O repórter ficou 20 dias em Hiroshima, para escrever em mais de seis semanas as 31.347 palavras que trouxeram o impacto da explosão para o cotidiano do leitor. O texto é isento de sensacionalismo, melodrama ou pieguice, é simplesmente o relato da vida, da verdade e do real. Nenhuma outra reportagem na história do jornalismo teve tamanha repercussão quanto Hiroshima. O sucesso da reportagem obrigou Harold Ross, fundador, e Willian Shawn, editor, a decidiram, pela primeira vez na história, dedicar um número inteiro da revista The New Yorker para uma única reportagem: Hiroshima.
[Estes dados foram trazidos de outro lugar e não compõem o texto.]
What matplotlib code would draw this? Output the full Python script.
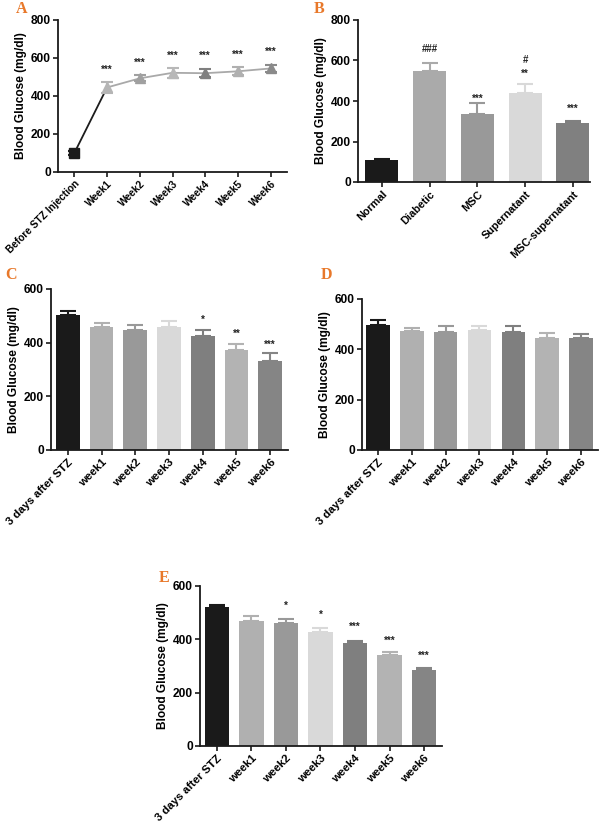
import matplotlib
matplotlib.use("Agg")
import matplotlib.pyplot as plt
import matplotlib.transforms as mtransforms

plt.rcParams['font.family'] = ['Liberation Sans', 'DejaVu Sans']
plt.rcParams['font.weight'] = 'bold'

# ---------------- Data ----------------
# Panel A
a_labels = ["Before STZ Injection", "Week1", "Week2", "Week3", "Week4", "Week5", "Week6"]
a_means = [100, 445, 493, 522, 520, 530, 545]
a_errs = [8, 28, 15, 25, 22, 22, 18]
a_colors = ["#1c1c1c", "#b5b5b5", "#a0a0a0", "#b8b8b8", "#7f7f7f", "#b0b0b0", "#8a8a8a"]
a_markers = ["s", "^", "^", "^", "^", "^", "^"]
a_annot = ["", "***", "***", "***", "***", "***", "***"]
a_annot_y = [0, 553, 586, 626, 626, 632, 647]

# Panel B
b_labels = ["Normal", "Diabetic", "MSC", "Supernatant", "MSC-supernatant"]
b_means = [110, 550, 337, 441, 291]
b_errs = [5, 38, 55, 42, 8]
b_colors = ["#1a1a1a", "#aaaaaa", "#999999", "#d9d9d9", "#808080"]
b_annot = ["", "###", "***", "**", "***"]
b_annot_y = [0, 657, 425, 548, 375]
b_annot2 = ["", "", "", "#", ""]
b_annot2_y = [0, 0, 0, 607, 0]

week_labels = ["3 days after STZ", "week1", "week2", "week3", "week4", "week5", "week6"]
week_colors = ["#1a1a1a", "#b0b0b0", "#999999", "#d9d9d9", "#7f7f7f", "#b3b3b3", "#858585"]

# Panel C
c_means = [504, 459, 447, 457, 426, 372, 333]
c_errs = [14, 15, 18, 24, 22, 22, 27]
c_annot = ["", "", "", "", "*", "**", "***"]
c_annot_y = [0, 0, 0, 0, 496, 443, 403]

# Panel D
d_means = [497, 474, 469, 476, 470, 447, 444]
d_errs = [20, 12, 25, 18, 23, 19, 17]

# Panel E
e_means = [521, 470, 462, 426, 385, 341, 286]
e_errs = [9, 17, 14, 18, 7, 11, 5]
e_annot = ["", "", "*", "*", "***", "***", "***"]
e_annot_y = [0, 0, 536, 502, 457, 405, 349]

# ---------------- Figure ----------------
fig = plt.figure(figsize=(6.0, 8.25), dpi=100)
W, H = 600.0, 825.0


def add_ax(l, r, t, b):
    return fig.add_axes([l / W, 1 - b / H, (r - l) / W, (b - t) / H])


TICK_FS = 8.6
YL_FS = 8.6
ORANGE = "#e8782a"


def style(ax, ymax, ystep):
    for s in ["top", "right"]:
        ax.spines[s].set_visible(False)
    for s in ["left", "bottom"]:
        ax.spines[s].set_linewidth(1.3)
        ax.spines[s].set_color("#1a1a1a")
    ax.set_ylim(0, ymax)
    ax.set_yticks(range(0, ymax + 1, ystep))
    ax.tick_params(axis='both', direction='out', width=1.2, length=3.5, color="#1a1a1a",
                   pad=1.5)
    ax.tick_params(axis='y', labelsize=TICK_FS)
    ax.set_ylabel("Blood Glucose (mg/dl)", fontsize=YL_FS, fontweight='bold', labelpad=3)
    for lab in ax.get_yticklabels():
        lab.set_fontweight('bold')


def annotate(ax, xs, texts, ys, fs=7.0):
    for x, t, y in zip(xs, texts, ys):
        if t:
            frac = 0.36 if '#' in t else 0.58
            off = mtransforms.offset_copy(ax.transData, fig=fig, x=0, y=-frac * fs, units='points')
            ax.text(x, y, t, ha='center', va='baseline', fontsize=fs, fontweight='bold',
                    color="#222222", transform=off)


def set_xlabels(ax, labels, fs):
    ax.set_xticks(range(len(labels)))
    ax.set_xticklabels(labels, rotation=45, ha='right', rotation_mode='anchor',
                       fontsize=fs, fontweight='bold')


def bar_panel(ax, means, errs, colors, labels, ymax, ystep, xfs, width=0.7):
    xs = list(range(len(means)))
    ax.bar(xs, means, width=width, color=colors, edgecolor='none', zorder=2)
    for x, m, e, c in zip(xs, means, errs, colors):
        ax.errorbar([x], [m], yerr=[[0], [e]], fmt='none', ecolor=c, elinewidth=1.5,
                    capsize=5.5, capthick=1.5, zorder=1)
    style(ax, ymax, ystep)
    set_xlabels(ax, labels, xfs)
    return xs


# Panel A
axA = add_ax(58, 287, 20, 172)
xa = list(range(len(a_means)))
axA.plot(xa[:2], a_means[:2], color="#1c1c1c", lw=1.3, zorder=2)
axA.plot(xa[1:], a_means[1:], color="#a9a9a9", lw=1.3, zorder=2)
for x, m, e, c, mk in zip(xa, a_means, a_errs, a_colors, a_markers):
    axA.errorbar([x], [m], yerr=[e], fmt=mk, color=c, ecolor=c, markersize=6.5,
                 elinewidth=1.5, capsize=4, capthick=1.5, zorder=3)
style(axA, 800, 200)
axA.set_xlim(-0.5, 6.5)
set_xlabels(axA, a_labels, 7.3)
annotate(axA, xa, a_annot, a_annot_y)

# Panel B
axB = add_ax(358, 590, 20, 182)
xb = bar_panel(axB, b_means, b_errs, b_colors, b_labels, 800, 200, 7.8, width=0.69)
axB.set_xlim(-0.5, 4.36)
annotate(axB, xb, b_annot, b_annot_y)
annotate(axB, xb, b_annot2, b_annot2_y)

# Panel C
axC = add_ax(51, 288, 289, 450)
xc = bar_panel(axC, c_means, c_errs, week_colors, week_labels, 600, 200, 8.2)
axC.set_xlim(-0.5, 6.53)
annotate(axC, xc, c_annot, c_annot_y)

# Panel D
axD = add_ax(362, 598, 299, 450)
xd = bar_panel(axD, d_means, d_errs, week_colors, week_labels, 600, 200, 8.2)
axD.set_xlim(-0.47, 6.5)

# Panel E
axE = add_ax(200, 442, 586, 746)
xe = bar_panel(axE, e_means, e_errs, week_colors, week_labels, 600, 200, 8.2)
axE.set_xlim(-0.49, 6.52)
annotate(axE, xe, e_annot, e_annot_y)

# Panel letters
for letter, px, py in [("A", 22, 9), ("B", 319, 9), ("C", 11, 275), ("D", 326, 275), ("E", 164, 578)]:
    fig.text(px / W, 1 - py / H, letter, ha='center', va='center', fontsize=11.5,
             fontweight='bold', family=['Liberation Serif', 'DejaVu Serif'], color=ORANGE)

fig.savefig("out.png", dpi=100)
Um ano depois do lançamento da primeira bomba atômica, o repórter embalava sua caneta sobre o fato que matou 100 mil pessoas, feriu outras 100 mil e machucou profundamente a alma de toda a humanidade. Hersey se tornou o autor da obra considerada o marco inicial do jornalismo literário, que até hoje é incluída no topo da lista das “melhores reportagens já escritas”.
Na primeira vez em que foi as bancas, 31 de agosto de 1946, os 300 mil exemplares da reportagem publicados na The New Yorker se esgotaram rapidamente. O preço de capa da revista era de quinze cents, mas cópias chegaram a ser vendidas entre quinze e vinte dólares. Albert Eintein, o pai da energia atômica, enviou um pedido de compra de mil exemplares, mas não pôde ser atendido. Dez anos depois a reportagem acabou sendo publicada em livro. Um resultado soberbo: jornalismo preciso, profundo e sem panfletagem.
A bomba de Hiroshima produziu um clarão silencioso e devastador. O som que se ouviu não era da bomba, mas dos edifícios, lares, rostos e amores que se destruíram num piscar de olhos. Jamais as palavras poderão refazer o que se quebrou, tão somente a vida que se acabou. Por isso, Hiroshima foi a câmera de TV que faltou. O retrato nu e cru do drama vivido por homens e mulheres que acordaram para nunca mais ver a paz.